══ DATA EXCERPTS

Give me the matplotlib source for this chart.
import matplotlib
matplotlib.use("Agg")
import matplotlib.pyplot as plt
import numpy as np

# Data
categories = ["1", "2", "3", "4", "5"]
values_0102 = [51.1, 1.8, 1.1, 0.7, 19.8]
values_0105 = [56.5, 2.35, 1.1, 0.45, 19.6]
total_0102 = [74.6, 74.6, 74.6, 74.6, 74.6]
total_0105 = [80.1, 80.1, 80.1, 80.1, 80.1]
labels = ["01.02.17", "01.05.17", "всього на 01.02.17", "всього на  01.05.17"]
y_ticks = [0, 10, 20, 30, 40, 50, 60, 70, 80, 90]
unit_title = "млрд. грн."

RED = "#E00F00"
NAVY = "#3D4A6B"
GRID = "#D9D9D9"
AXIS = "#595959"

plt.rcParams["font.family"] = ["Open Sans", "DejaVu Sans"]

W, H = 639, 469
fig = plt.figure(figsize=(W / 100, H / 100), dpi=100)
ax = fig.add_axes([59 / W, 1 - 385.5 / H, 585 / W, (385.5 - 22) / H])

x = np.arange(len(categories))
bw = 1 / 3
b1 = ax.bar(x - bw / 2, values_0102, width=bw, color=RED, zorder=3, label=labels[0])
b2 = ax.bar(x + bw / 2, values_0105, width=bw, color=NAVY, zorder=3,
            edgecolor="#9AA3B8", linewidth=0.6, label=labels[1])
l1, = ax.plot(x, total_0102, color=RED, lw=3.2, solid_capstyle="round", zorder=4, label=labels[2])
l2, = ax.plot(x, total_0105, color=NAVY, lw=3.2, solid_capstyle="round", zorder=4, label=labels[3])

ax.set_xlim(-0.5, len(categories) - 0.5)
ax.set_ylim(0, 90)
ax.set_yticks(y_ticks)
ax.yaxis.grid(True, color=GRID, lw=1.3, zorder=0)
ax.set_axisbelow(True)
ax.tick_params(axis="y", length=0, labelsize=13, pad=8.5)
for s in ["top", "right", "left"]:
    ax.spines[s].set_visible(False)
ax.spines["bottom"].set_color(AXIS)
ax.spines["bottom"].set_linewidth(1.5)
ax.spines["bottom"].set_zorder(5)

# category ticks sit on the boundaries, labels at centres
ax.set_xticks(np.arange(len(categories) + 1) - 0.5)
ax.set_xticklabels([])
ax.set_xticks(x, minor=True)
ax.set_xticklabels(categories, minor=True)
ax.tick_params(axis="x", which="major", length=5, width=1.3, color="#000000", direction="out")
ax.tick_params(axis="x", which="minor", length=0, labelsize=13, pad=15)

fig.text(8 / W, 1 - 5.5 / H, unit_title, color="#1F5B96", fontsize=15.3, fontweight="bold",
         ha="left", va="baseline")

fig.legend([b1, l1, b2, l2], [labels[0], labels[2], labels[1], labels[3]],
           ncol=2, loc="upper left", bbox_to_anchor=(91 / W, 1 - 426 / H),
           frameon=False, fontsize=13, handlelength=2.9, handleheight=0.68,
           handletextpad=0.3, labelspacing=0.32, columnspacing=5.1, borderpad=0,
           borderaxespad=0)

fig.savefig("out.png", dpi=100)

════
══ DATA EXCERPTS

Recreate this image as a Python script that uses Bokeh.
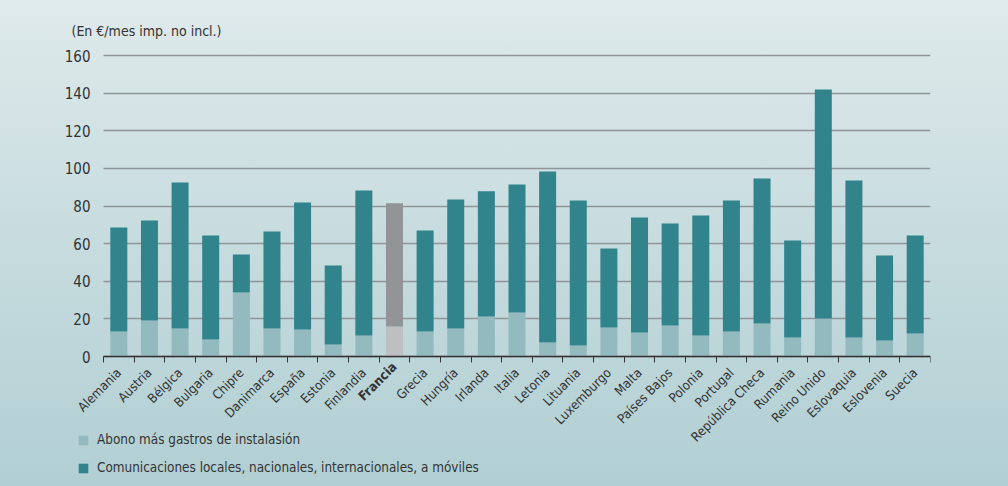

════

• **PROBLEM TO WORK ON**
Using the entries above, return exactly the lines from the line with "Give me the matplotlib source for this chart." to the line with "import numpy as np", counting both of those lines.

• **WRITTEN REPLY**
Give me the matplotlib source for this chart.
import matplotlib
matplotlib.use("Agg")
import matplotlib.pyplot as plt
import numpy as np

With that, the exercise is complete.